§ **Records**:
========

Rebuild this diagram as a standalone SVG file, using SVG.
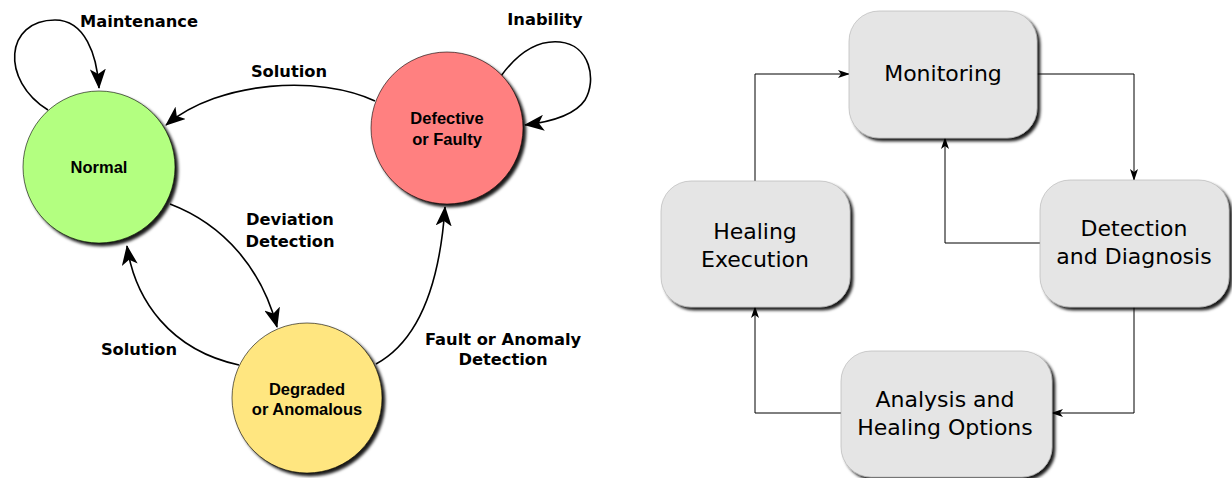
<svg xmlns="http://www.w3.org/2000/svg" width="1232" height="478" viewBox="0 0 1232 478">
<defs>
<filter id="sh" x="-20%" y="-20%" width="140%" height="140%">
<feDropShadow dx="3" dy="3" stdDeviation="1.6" flood-color="#000" flood-opacity="0.9"/>
</filter>
<marker id="big" viewBox="0 0 20 16" refX="19" refY="8" markerWidth="20" markerHeight="16" markerUnits="userSpaceOnUse" orient="auto">
<path d="M0,0 L20,8 L0,16 L5,8 Z" fill="#000"/>
</marker>
<marker id="sm" viewBox="0 0 12 8" refX="11" refY="4" markerWidth="12" markerHeight="8" markerUnits="userSpaceOnUse" orient="auto">
<path d="M0,0 L12,4 L0,8 L3,4 Z" fill="#000"/>
</marker>
</defs>
<style>
.st{stroke:#000;stroke-width:0.6;filter:url(#sh)}
.ct{font-family:"Liberation Sans",Arial,sans-serif;font-weight:bold;font-size:16.5px;fill:#000;text-anchor:middle}
.lb{font-family:"DejaVu Sans",sans-serif;font-weight:bold;font-size:16.3px;fill:#000;text-anchor:middle}
.bx{fill:#e5e5e5;stroke:#b0b0b0;stroke-width:0.6;filter:url(#sh)}
.bt{font-family:"DejaVu Sans",sans-serif;font-size:22px;fill:#000;text-anchor:middle}
.cv{fill:none;stroke:#000;stroke-width:1.6}
.ln{fill:none;stroke:#000;stroke-width:1}
</style>
<rect width="1232" height="478" fill="#fff"/>
<g id="connectors">
<path class="cv" d="M48,110 C0,80 5,20 55,20 C85,20 97,55 99,88" marker-end="url(#big)"/>
<path class="cv" d="M375,101 C320,75 220,80 166,125" marker-end="url(#big)"/>
<path class="cv" d="M501,76 C520,50 540,40 560,42 C590,45 597,80 585,100 C575,115 550,122 525,125" marker-end="url(#big)"/>
<path class="cv" d="M170,204 C225,225 262,270 277,327" marker-end="url(#big)"/>
<path class="cv" d="M239,365 C170,350 135,300 127,246" marker-end="url(#big)"/>
<path class="cv" d="M376,364 C420,340 440,280 445,207" marker-end="url(#big)"/>
<path class="ln" d="M755,181 V74 H849" marker-end="url(#sm)"/>
<path class="ln" d="M1037,74 H1134 V180" marker-end="url(#sm)"/>
<path class="ln" d="M1040,243 H945 V138" marker-end="url(#sm)"/>
<path class="ln" d="M1134,307 V413 H1052" marker-end="url(#sm)"/>
<path class="ln" d="M841,413 H755 V307" marker-end="url(#sm)"/>
<text class="lb" x="139" y="27">Maintenance</text>
<text class="lb" x="289" y="77">Solution</text>
<text class="lb" x="545" y="25">Inability</text>
<text class="lb" x="290" y="225">Deviation</text>
<text class="lb" x="290" y="247">Detection</text>
<text class="lb" x="139" y="355">Solution</text>
<text class="lb" x="503" y="345">Fault or Anomaly</text>
<text class="lb" x="503" y="365">Detection</text>
</g>
<g id="normal">
<circle class="st" cx="99" cy="167" r="76" fill="#b3ff80"/>
<text class="ct" x="99" y="173">Normal</text>
</g>
<g id="defective">
<circle class="st" cx="447" cy="128" r="76" fill="#ff8080"/>
<text class="ct" x="447" y="124">Defective</text>
<text class="ct" x="447" y="145">or Faulty</text>
</g>
<g id="degraded">
<circle class="st" cx="307" cy="398" r="75" fill="#ffe680"/>
<text class="ct" x="307" y="395">Degraded</text>
<text class="ct" x="307" y="415">or Anomalous</text>
</g>
<g id="monitoring">
<rect class="bx" x="849" y="11" width="188" height="127" rx="30"/>
<text class="bt" x="943" y="81">Monitoring</text>
</g>
<g id="detection">
<rect class="bx" x="1040" y="180" width="189" height="127" rx="30"/>
<text class="bt" x="1134" y="236">Detection</text>
<text class="bt" x="1134" y="264">and Diagnosis</text>
</g>
<g id="healing">
<rect class="bx" x="661" y="181" width="189" height="126" rx="30"/>
<text class="bt" x="755" y="239">Healing</text>
<text class="bt" x="755" y="267">Execution</text>
</g>
<g id="analysis">
<rect class="bx" x="841" y="351" width="211" height="126" rx="30"/>
<text class="bt" x="945" y="407">Analysis and</text>
<text class="bt" x="945" y="435">Healing Options</text>
</g>
</svg>
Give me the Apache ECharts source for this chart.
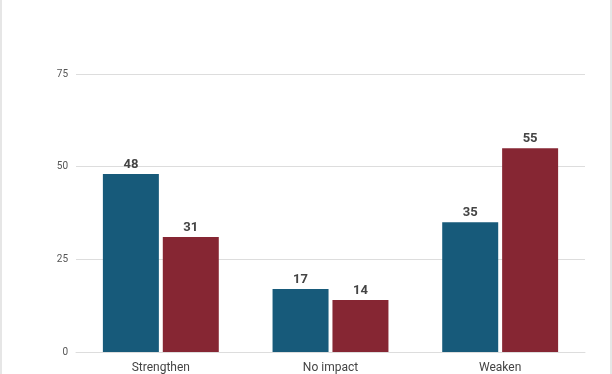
<!DOCTYPE html>
<html><head><meta charset="utf-8">
<script src="https://cdn.jsdelivr.net/npm/echarts@6/dist/echarts.min.js"></script>
<style>html,body{margin:0;padding:0;background:#fff;}
#c{width:612px;height:374px;box-sizing:border-box;border-left:2px solid #e6e6e6;border-right:2px solid #e6e6e6;}</style>
</head><body><div id="c"></div>
<script>
var categories = ["Strengthen", "No impact", "Weaken"];
var seriesA = [48, 17, 35];
var seriesB = [31, 14, 55];
var yTicks = [0, 25, 50, 75];
var chart = echarts.init(document.getElementById('c'));
var lbl = {show: true, position: 'top', fontFamily: 'Roboto', fontWeight: 'bold', fontSize: 13, color: '#444', distance: 3};
chart.setOption({
  animation: false,
  grid: {left: 74, right: 25, top: 74, bottom: 20, containLabel: false},
  xAxis: {type: 'category', data: categories,
    axisLine: {show: true, lineStyle: {color: '#ddd'}}, axisTick: {show: false},
    axisLabel: {fontFamily: 'Roboto', fontSize: 12, color: '#444', margin: 10}},
  yAxis: {type: 'value', min: yTicks[0], max: yTicks[yTicks.length-1], interval: 25,
    axisLine: {show: false}, axisTick: {show: false},
    splitLine: {lineStyle: {color: '#ddd'}},
    axisLabel: {fontFamily: 'Roboto', fontSize: 10, color: '#555', margin: 8}},
  series: [
    {type: 'bar', data: seriesA, barWidth: '33%', barGap: '7%', itemStyle: {color: '#175a7a'}, label: lbl},
    {type: 'bar', data: seriesB, barWidth: '33%', barGap: '7%', itemStyle: {color: '#862633'}, label: lbl}
  ]
});
</script></body></html>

========

§ **Task instructions**:
Each entry should be repeated exactly as it appears; the pictures stay out.

§ **Solution for this exercise**:
Rebuild this diagram as a standalone SVG file, using SVG.
<svg xmlns="http://www.w3.org/2000/svg" width="1232" height="478" viewBox="0 0 1232 478">
<defs>
<filter id="sh" x="-20%" y="-20%" width="140%" height="140%">
<feDropShadow dx="3" dy="3" stdDeviation="1.6" flood-color="#000" flood-opacity="0.9"/>
</filter>
<marker id="big" viewBox="0 0 20 16" refX="19" refY="8" markerWidth="20" markerHeight="16" markerUnits="userSpaceOnUse" orient="auto">
<path d="M0,0 L20,8 L0,16 L5,8 Z" fill="#000"/>
</marker>
<marker id="sm" viewBox="0 0 12 8" refX="11" refY="4" markerWidth="12" markerHeight="8" markerUnits="userSpaceOnUse" orient="auto">
<path d="M0,0 L12,4 L0,8 L3,4 Z" fill="#000"/>
</marker>
</defs>
<style>
.st{stroke:#000;stroke-width:0.6;filter:url(#sh)}
.ct{font-family:"Liberation Sans",Arial,sans-serif;font-weight:bold;font-size:16.5px;fill:#000;text-anchor:middle}
.lb{font-family:"DejaVu Sans",sans-serif;font-weight:bold;font-size:16.3px;fill:#000;text-anchor:middle}
.bx{fill:#e5e5e5;stroke:#b0b0b0;stroke-width:0.6;filter:url(#sh)}
.bt{font-family:"DejaVu Sans",sans-serif;font-size:22px;fill:#000;text-anchor:middle}
.cv{fill:none;stroke:#000;stroke-width:1.6}
.ln{fill:none;stroke:#000;stroke-width:1}
</style>
<rect width="1232" height="478" fill="#fff"/>
<g id="connectors">
<path class="cv" d="M48,110 C0,80 5,20 55,20 C85,20 97,55 99,88" marker-end="url(#big)"/>
<path class="cv" d="M375,101 C320,75 220,80 166,125" marker-end="url(#big)"/>
<path class="cv" d="M501,76 C520,50 540,40 560,42 C590,45 597,80 585,100 C575,115 550,122 525,125" marker-end="url(#big)"/>
<path class="cv" d="M170,204 C225,225 262,270 277,327" marker-end="url(#big)"/>
<path class="cv" d="M239,365 C170,350 135,300 127,246" marker-end="url(#big)"/>
<path class="cv" d="M376,364 C420,340 440,280 445,207" marker-end="url(#big)"/>
<path class="ln" d="M755,181 V74 H849" marker-end="url(#sm)"/>
<path class="ln" d="M1037,74 H1134 V180" marker-end="url(#sm)"/>
<path class="ln" d="M1040,243 H945 V138" marker-end="url(#sm)"/>
<path class="ln" d="M1134,307 V413 H1052" marker-end="url(#sm)"/>
<path class="ln" d="M841,413 H755 V307" marker-end="url(#sm)"/>
<text class="lb" x="139" y="27">Maintenance</text>
<text class="lb" x="289" y="77">Solution</text>
<text class="lb" x="545" y="25">Inability</text>
<text class="lb" x="290" y="225">Deviation</text>
<text class="lb" x="290" y="247">Detection</text>
<text class="lb" x="139" y="355">Solution</text>
<text class="lb" x="503" y="345">Fault or Anomaly</text>
<text class="lb" x="503" y="365">Detection</text>
</g>
<g id="normal">
<circle class="st" cx="99" cy="167" r="76" fill="#b3ff80"/>
<text class="ct" x="99" y="173">Normal</text>
</g>
<g id="defective">
<circle class="st" cx="447" cy="128" r="76" fill="#ff8080"/>
<text class="ct" x="447" y="124">Defective</text>
<text class="ct" x="447" y="145">or Faulty</text>
</g>
<g id="degraded">
<circle class="st" cx="307" cy="398" r="75" fill="#ffe680"/>
<text class="ct" x="307" y="395">Degraded</text>
<text class="ct" x="307" y="415">or Anomalous</text>
</g>
<g id="monitoring">
<rect class="bx" x="849" y="11" width="188" height="127" rx="30"/>
<text class="bt" x="943" y="81">Monitoring</text>
</g>
<g id="detection">
<rect class="bx" x="1040" y="180" width="189" height="127" rx="30"/>
<text class="bt" x="1134" y="236">Detection</text>
<text class="bt" x="1134" y="264">and Diagnosis</text>
</g>
<g id="healing">
<rect class="bx" x="661" y="181" width="189" height="126" rx="30"/>
<text class="bt" x="755" y="239">Healing</text>
<text class="bt" x="755" y="267">Execution</text>
</g>
<g id="analysis">
<rect class="bx" x="841" y="351" width="211" height="126" rx="30"/>
<text class="bt" x="945" y="407">Analysis and</text>
<text class="bt" x="945" y="435">Healing Options</text>
</g>
</svg>
Give me the Apache ECharts source for this chart.
<!DOCTYPE html>
<html><head><meta charset="utf-8">
<script src="https://cdn.jsdelivr.net/npm/echarts@6/dist/echarts.min.js"></script>
<style>html,body{margin:0;padding:0;background:#fff;}
#c{width:612px;height:374px;box-sizing:border-box;border-left:2px solid #e6e6e6;border-right:2px solid #e6e6e6;}</style>
</head><body><div id="c"></div>
<script>
var categories = ["Strengthen", "No impact", "Weaken"];
var seriesA = [48, 17, 35];
var seriesB = [31, 14, 55];
var yTicks = [0, 25, 50, 75];
var chart = echarts.init(document.getElementById('c'));
var lbl = {show: true, position: 'top', fontFamily: 'Roboto', fontWeight: 'bold', fontSize: 13, color: '#444', distance: 3};
chart.setOption({
  animation: false,
  grid: {left: 74, right: 25, top: 74, bottom: 20, containLabel: false},
  xAxis: {type: 'category', data: categories,
    axisLine: {show: true, lineStyle: {color: '#ddd'}}, axisTick: {show: false},
    axisLabel: {fontFamily: 'Roboto', fontSize: 12, color: '#444', margin: 10}},
  yAxis: {type: 'value', min: yTicks[0], max: yTicks[yTicks.length-1], interval: 25,
    axisLine: {show: false}, axisTick: {show: false},
    splitLine: {lineStyle: {color: '#ddd'}},
    axisLabel: {fontFamily: 'Roboto', fontSize: 10, color: '#555', margin: 8}},
  series: [
    {type: 'bar', data: seriesA, barWidth: '33%', barGap: '7%', itemStyle: {color: '#175a7a'}, label: lbl},
    {type: 'bar', data: seriesB, barWidth: '33%', barGap: '7%', itemStyle: {color: '#862633'}, label: lbl}
  ]
});
</script></body></html>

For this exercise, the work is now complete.